REPUBLIKA.CO.ID, JAKARTA - Dugaan pemalsuan dokumen keputusan Mahkamah Konstitusi tentang penetapan kursi anggota DPR ditanggapi serius DPR. Komisi II siap melakukan konsyinyering dengan KPU dan Bawaslu sebelum memutuskan membentuk panitia kerja (panja) untuk menginvestigasi persoalan tersebut.
Pembentukan panja terutama dilatarbelakangi laporan Ketua MK, Mahfud MD kepada kepolisian atas dugaan pemalsuan dokumen MK yang dilakukan oleh mantan komisioner KPU, Andi Nurpati. "Minggu depan kami jadwalkan bertemu KPU dan Bawaslu," ujar Ketua Komisi II, Chairuman Harahap.
Selain Andi Nurpati, yang kini menjabat sebagai Ketua Divisi Komunikasi dan Informasi Partai Demokrat, panja juga akan meminta keterangan dari seluruh anggota KPU yang masih aktif. Laporan MK ke Kepolisian, kata Chairuman, akan menjadi titik tolak bagi panja untuk memulai penyelidikan.
Chairuman menjanjikan panja Andi Nupati akan membuka kebenaran atas polemik pemalsuan dokumen ini. Panja juga akan mencari tahu mekanisme yang dimiliki KPU dalam penetapan anggota dewan karena beberapa kali perubahan keputusan yang dilakukan KPU sangat rawan konflik.
Dugaan pemalsuan dokumen MK oleh Andi Nurpati terjadi pada Agustus 2009 lalu. Pada 14 Agustus 2010, KPU mengirimkan surat kepada MK untuk menanyakan pemilik kursi DPR di Dapil Sulsel, antara Dewi Yasin Limpo dari Hanura dengan Mestariyani Habie dari Gerindra.

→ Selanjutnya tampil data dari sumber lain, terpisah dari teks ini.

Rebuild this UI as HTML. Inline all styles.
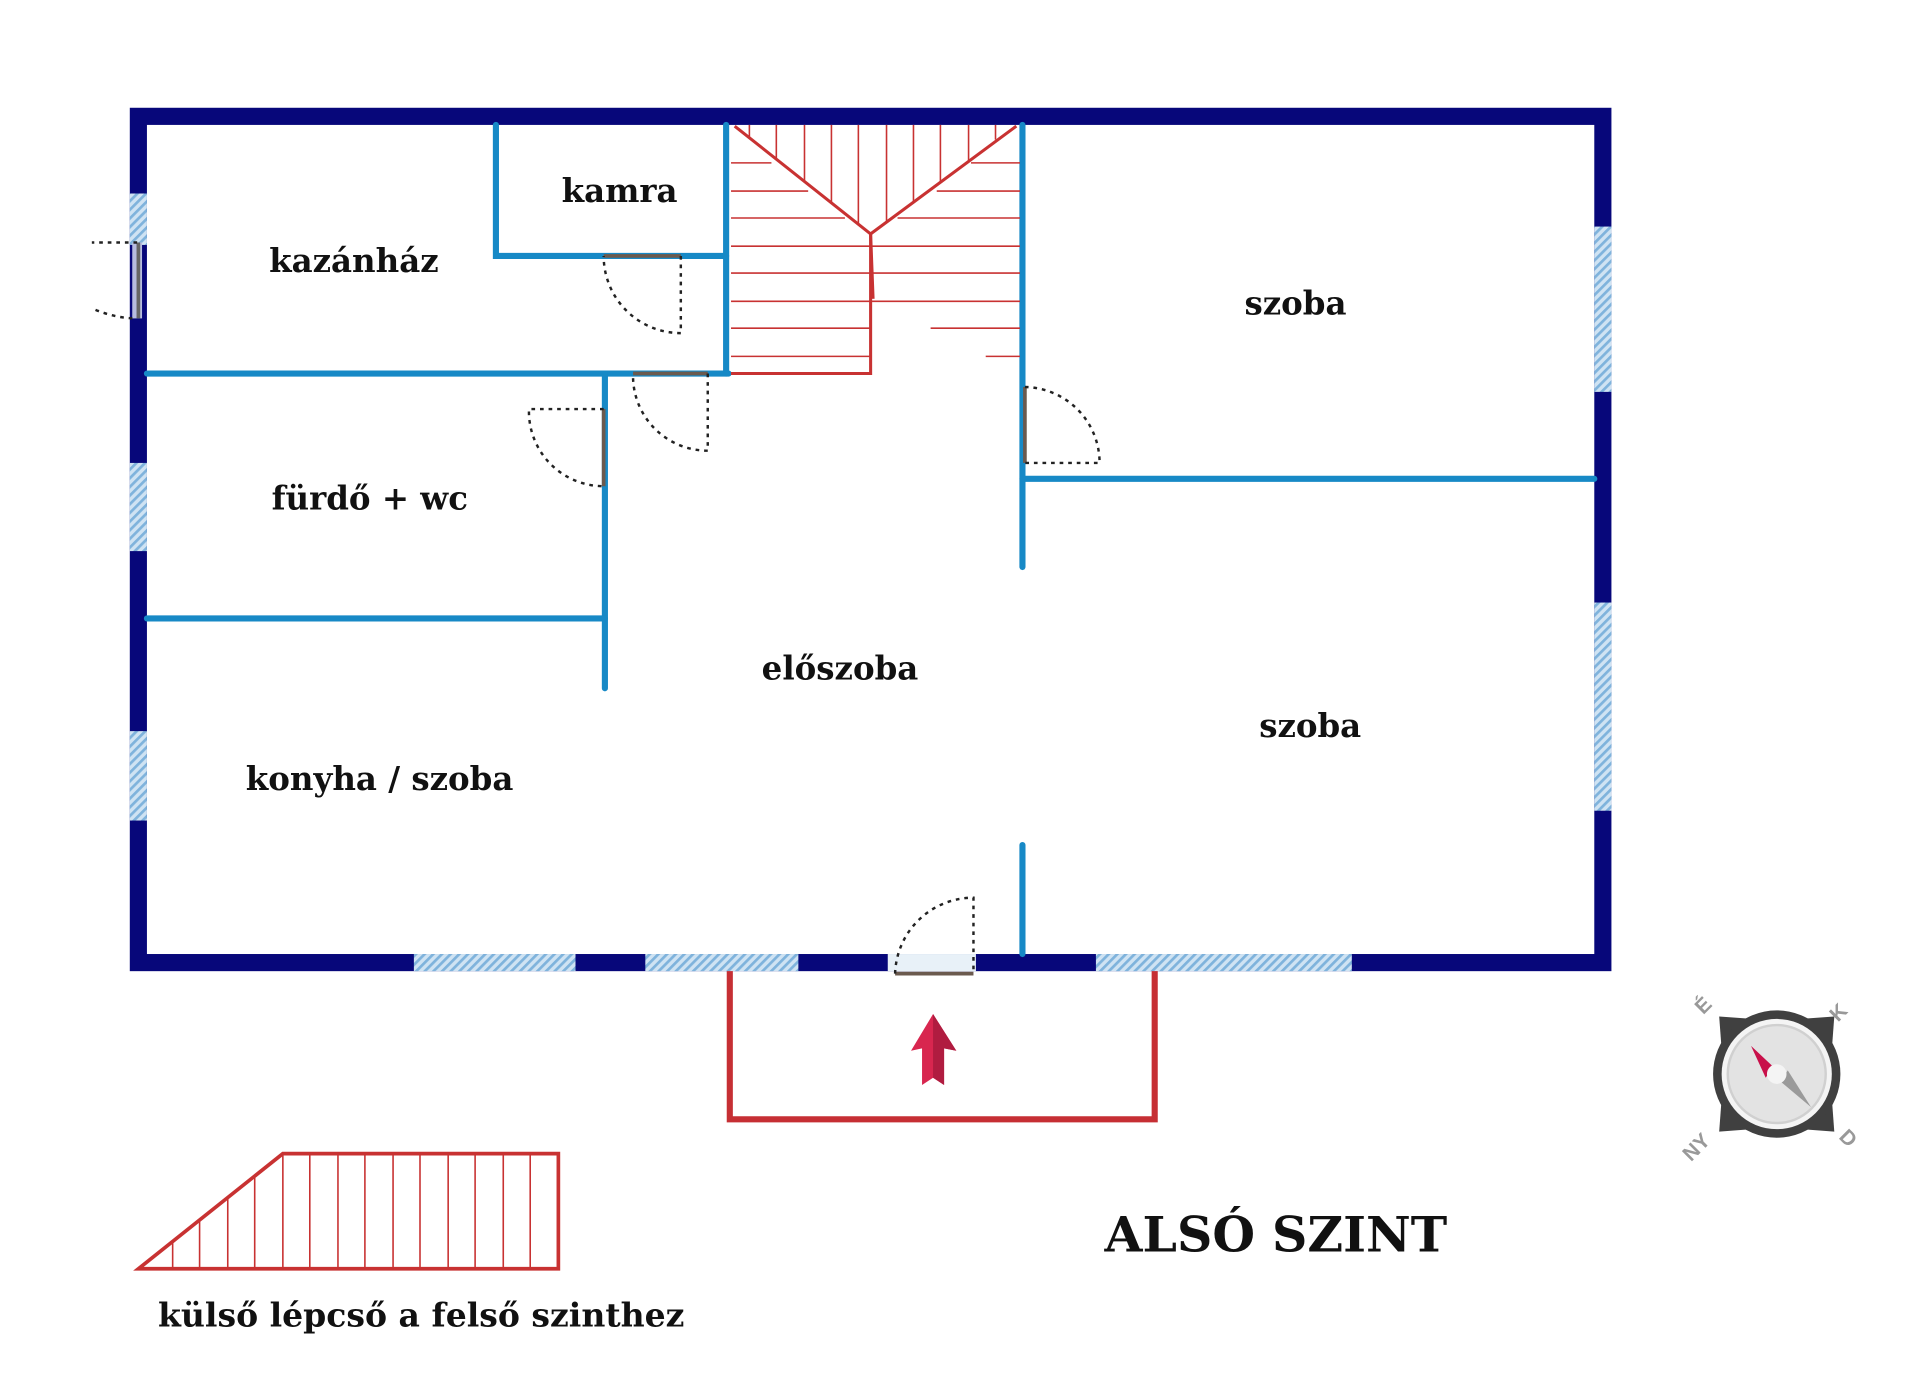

MK kemudian mengirimkan jawaban tertulis dengan nomor surat 112/PAN MK/2009. Isinya, pemilik kursi yang ditanyakan jatuh kepada Mestariyani Habie.
Tetapi, KPU ternyata telah menjatuhkan putusan bahwa kursi tersebut diberikan kepada Dewi Yasin Limpo. Putusan ini, versi KPU, didasarkan pada surat jawaban MK tertanggal 14 Agustus, tiga hari sebelum jawaban asli MK kepada KPU.
Keputusan ini membuat MK mengecek surat tanggal 14 Agustus yang dimaksud KPU, dan membandingkannya dengan surat yang benar-benar MK kirimkan pada 17 Agustus. Hasilnya, MK menyatakan surat 14 Agustus yang dijadikan dasar penetapan kursi bagi Dewi Yasin Limpo adalah palsu.
Andi Nurpati diduga sebagai pihak yang memalsukan karena merupakan orang yang membawa faks yang dikatakan sebagai surat jawaban MK 14 Agustus. Padahal, Andi jugalah yang mengambil surat 17 Agustus yang diambilnya langsung ke Gedung MK, yang ternyata tidak disampaikan ke rapat KPU.